#### [YOUR INSTRUCTIONS]
Write out, word for word, every line from the first one through the line that holds "JAN 2010 13:40(GMT)", and nothing else; skip the pictures.

#### [DATASET SECTION]
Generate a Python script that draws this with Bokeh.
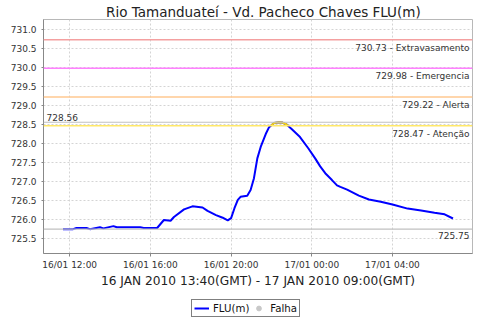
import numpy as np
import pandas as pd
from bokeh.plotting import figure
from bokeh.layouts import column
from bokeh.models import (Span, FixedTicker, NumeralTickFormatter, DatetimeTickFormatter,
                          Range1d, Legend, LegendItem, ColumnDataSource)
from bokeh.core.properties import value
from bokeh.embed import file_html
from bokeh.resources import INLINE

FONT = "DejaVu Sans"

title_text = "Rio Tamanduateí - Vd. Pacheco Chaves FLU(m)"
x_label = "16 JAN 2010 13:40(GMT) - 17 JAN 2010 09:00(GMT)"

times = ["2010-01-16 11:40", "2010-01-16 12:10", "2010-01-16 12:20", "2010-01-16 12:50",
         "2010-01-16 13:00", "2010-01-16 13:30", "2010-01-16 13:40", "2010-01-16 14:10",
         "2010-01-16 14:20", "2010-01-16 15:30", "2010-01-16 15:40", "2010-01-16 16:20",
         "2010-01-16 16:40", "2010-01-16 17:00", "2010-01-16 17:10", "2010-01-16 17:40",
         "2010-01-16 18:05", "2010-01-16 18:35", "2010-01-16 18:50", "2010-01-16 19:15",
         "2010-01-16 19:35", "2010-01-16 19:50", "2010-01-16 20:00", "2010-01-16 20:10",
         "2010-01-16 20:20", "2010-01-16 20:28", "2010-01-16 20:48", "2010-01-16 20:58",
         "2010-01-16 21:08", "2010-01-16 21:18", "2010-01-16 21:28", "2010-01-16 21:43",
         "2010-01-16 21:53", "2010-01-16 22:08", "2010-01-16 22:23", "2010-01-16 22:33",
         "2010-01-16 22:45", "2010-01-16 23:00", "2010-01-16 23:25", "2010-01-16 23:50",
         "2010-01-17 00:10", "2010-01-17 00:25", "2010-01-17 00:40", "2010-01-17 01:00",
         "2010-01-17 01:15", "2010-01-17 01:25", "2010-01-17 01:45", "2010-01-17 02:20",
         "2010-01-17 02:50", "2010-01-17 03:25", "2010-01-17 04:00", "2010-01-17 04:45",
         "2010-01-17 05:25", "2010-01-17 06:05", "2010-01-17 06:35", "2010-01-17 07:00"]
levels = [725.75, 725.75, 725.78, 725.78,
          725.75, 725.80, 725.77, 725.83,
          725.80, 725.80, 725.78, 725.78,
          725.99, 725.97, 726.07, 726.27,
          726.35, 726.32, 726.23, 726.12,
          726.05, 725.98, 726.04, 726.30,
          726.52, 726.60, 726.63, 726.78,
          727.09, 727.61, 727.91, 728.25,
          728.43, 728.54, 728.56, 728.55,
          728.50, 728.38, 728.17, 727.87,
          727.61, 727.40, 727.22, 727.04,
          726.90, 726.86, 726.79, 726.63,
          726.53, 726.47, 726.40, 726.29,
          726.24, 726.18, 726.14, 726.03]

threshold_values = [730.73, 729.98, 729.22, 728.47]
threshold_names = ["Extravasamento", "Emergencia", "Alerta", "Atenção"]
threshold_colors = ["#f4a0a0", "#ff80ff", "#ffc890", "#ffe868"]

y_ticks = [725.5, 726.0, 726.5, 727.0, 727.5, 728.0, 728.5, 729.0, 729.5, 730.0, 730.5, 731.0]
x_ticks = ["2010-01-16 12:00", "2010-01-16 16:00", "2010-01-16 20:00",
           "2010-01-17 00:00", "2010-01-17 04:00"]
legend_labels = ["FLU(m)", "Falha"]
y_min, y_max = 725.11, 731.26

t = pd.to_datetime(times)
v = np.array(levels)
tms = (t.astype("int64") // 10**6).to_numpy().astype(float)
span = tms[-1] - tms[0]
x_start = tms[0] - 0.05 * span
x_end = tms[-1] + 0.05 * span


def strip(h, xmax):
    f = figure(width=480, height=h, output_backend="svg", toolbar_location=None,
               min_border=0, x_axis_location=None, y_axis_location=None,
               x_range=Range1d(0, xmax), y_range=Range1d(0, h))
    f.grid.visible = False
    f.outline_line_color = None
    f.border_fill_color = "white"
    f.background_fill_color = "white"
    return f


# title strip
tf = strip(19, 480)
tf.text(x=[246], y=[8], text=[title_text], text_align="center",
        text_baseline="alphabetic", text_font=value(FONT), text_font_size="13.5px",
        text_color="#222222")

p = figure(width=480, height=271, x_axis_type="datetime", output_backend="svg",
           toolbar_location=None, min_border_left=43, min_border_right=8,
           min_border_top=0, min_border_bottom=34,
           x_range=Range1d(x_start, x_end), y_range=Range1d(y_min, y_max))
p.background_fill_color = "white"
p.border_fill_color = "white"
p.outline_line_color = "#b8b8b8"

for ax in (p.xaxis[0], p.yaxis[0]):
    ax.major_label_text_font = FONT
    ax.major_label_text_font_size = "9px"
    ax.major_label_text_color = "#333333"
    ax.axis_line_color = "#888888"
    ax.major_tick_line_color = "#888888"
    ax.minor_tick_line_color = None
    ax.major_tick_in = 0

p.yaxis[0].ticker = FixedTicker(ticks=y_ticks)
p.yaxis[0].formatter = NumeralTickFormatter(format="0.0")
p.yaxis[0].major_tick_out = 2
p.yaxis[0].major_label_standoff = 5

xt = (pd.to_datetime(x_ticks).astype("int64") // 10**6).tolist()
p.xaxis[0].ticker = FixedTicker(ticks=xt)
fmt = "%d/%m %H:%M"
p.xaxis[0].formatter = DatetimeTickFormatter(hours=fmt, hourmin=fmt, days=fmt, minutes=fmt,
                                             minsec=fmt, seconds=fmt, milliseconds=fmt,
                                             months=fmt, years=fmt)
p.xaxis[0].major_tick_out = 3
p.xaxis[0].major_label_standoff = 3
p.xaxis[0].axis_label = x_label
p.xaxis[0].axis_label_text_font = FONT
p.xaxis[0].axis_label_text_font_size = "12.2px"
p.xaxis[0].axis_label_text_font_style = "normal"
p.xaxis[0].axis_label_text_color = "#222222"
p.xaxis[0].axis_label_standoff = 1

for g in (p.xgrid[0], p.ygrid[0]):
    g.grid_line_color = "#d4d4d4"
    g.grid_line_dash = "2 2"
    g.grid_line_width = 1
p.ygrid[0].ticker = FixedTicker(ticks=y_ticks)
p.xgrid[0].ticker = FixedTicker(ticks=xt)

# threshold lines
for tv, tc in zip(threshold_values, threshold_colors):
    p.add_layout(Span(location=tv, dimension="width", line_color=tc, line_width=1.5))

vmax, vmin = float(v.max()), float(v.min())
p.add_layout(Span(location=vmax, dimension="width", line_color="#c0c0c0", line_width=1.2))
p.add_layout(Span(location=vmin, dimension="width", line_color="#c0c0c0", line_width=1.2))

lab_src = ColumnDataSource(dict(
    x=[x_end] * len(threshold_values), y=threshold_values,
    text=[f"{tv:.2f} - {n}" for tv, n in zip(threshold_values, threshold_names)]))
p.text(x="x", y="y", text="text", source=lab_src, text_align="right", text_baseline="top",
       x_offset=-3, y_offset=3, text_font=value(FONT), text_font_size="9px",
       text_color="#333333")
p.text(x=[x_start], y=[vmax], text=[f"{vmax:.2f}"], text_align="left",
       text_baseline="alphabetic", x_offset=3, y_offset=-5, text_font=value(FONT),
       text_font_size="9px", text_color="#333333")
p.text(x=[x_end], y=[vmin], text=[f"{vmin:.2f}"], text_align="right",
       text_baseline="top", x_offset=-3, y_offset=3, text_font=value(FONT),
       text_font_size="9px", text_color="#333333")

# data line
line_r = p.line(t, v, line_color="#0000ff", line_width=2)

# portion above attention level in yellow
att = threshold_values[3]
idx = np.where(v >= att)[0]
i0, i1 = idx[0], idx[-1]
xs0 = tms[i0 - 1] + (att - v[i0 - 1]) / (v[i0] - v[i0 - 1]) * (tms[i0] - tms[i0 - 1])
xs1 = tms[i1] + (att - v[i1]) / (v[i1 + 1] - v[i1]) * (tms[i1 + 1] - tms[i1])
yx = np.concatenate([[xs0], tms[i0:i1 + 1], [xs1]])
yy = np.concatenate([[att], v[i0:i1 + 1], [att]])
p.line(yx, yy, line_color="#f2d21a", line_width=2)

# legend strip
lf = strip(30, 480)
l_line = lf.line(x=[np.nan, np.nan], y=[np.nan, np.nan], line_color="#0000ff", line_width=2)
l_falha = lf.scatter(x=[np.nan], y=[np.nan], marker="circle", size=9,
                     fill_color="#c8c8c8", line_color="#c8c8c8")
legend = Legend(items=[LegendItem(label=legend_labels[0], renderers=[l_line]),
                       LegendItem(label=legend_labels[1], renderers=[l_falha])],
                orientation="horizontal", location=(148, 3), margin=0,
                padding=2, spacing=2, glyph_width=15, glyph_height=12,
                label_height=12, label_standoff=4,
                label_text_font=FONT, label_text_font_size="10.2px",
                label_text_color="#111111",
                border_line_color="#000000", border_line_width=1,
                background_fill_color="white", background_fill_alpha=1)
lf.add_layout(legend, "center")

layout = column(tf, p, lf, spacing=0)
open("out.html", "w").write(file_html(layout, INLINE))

#### [WRITTEN ANSWER]
Generate a Python script that draws this with Bokeh.
import numpy as np
import pandas as pd
from bokeh.plotting import figure
from bokeh.layouts import column
from bokeh.models import (Span, FixedTicker, NumeralTickFormatter, DatetimeTickFormatter,
                          Range1d, Legend, LegendItem, ColumnDataSource)
from bokeh.core.properties import value
from bokeh.embed import file_html
from bokeh.resources import INLINE

FONT = "DejaVu Sans"

title_text = "Rio Tamanduateí - Vd. Pacheco Chaves FLU(m)"
x_label = "16 JAN 2010 13:40(GMT) - 17 JAN 2010 09:00(GMT)"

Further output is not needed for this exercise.